H2 2024 earnings summary

1 Jun, 2026

Executive summary

  • FY24 pro forma NPAT was AUD 3.7 million, within guidance, while statutory NPAT was AUD 1.7 million; strong cash conversion of 86% and no final dividend to support growth initiatives.

  • The business operates 70 omni-channel stores in Australia and 4 in New Zealand, with 85% brand awareness and over 800,000 active loyalty customers generating 90%+ of sales.

  • Strategic initiatives launched in June 2024 are driving improved sales and margin momentum, with early FY25 sales up 3.5% and comp sales up 2%.

  • Store network expanded by four new stores (three in NZ, one in Australia), with one closure; omni-channel and online fulfillment now available across all stores.

Financial highlights

  • FY24 total sales were AUD 498.4 million, down 3.4% year-over-year; gross margin was 36.8%, down 56 bps, but Q4 and July 2024 saw margin improvement of 180 bps year-on-year.

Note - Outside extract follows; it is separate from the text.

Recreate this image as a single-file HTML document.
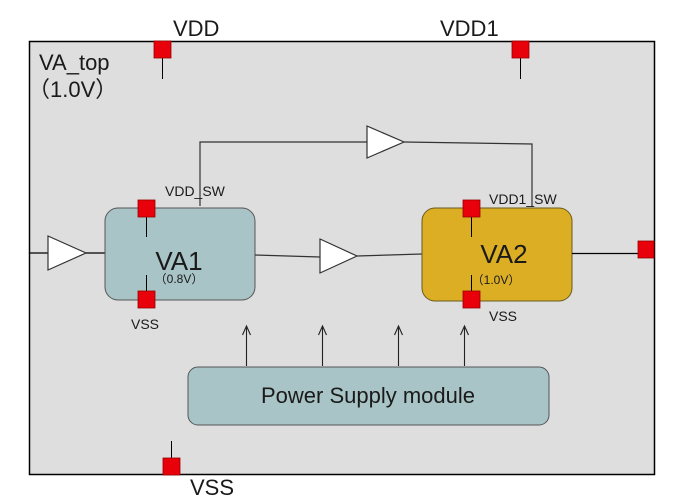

  • Online sales grew 5.6% year-over-year, now 21.8% of total sales; Marketplace GMV reached AUD 3.1 million, with AUD 1 million in new in-store product sales from Marketplace brands in H2.

  • Cost of doing business rose by AUD 6 million, mainly from new and annualizing stores, offset by AUD 3 million in overhead cost outs and AUD 3.5 million in labor productivity savings.

  • Net debt at year-end was AUD 13.0 million, with a renewed $70 million debt facility extended to September 2027.

  • FY24 CapEx was AUD 9.5 million, including AUD 4.6 million for new stores and AUD 4 million for operational/IT renewal.

Outlook and guidance

  • FY25 pro forma NPAT guidance is AUD 9.5–12.5 million, with comparable store sales growth of 0–3% and targeted gross margin of 40%.

  • Six new stores planned (three large, three small format), with CapEx of AUD 10–13 million, fully funded by operating cash flow.

  • Long-term gross margin target is 42%; cost of doing business to rise due to wage inflation (3.75%), new stores, and investment in data/analytics and NZ support.

  • FY25 outlook assumes stable economic and retail conditions, and no significant increase in sea freight costs.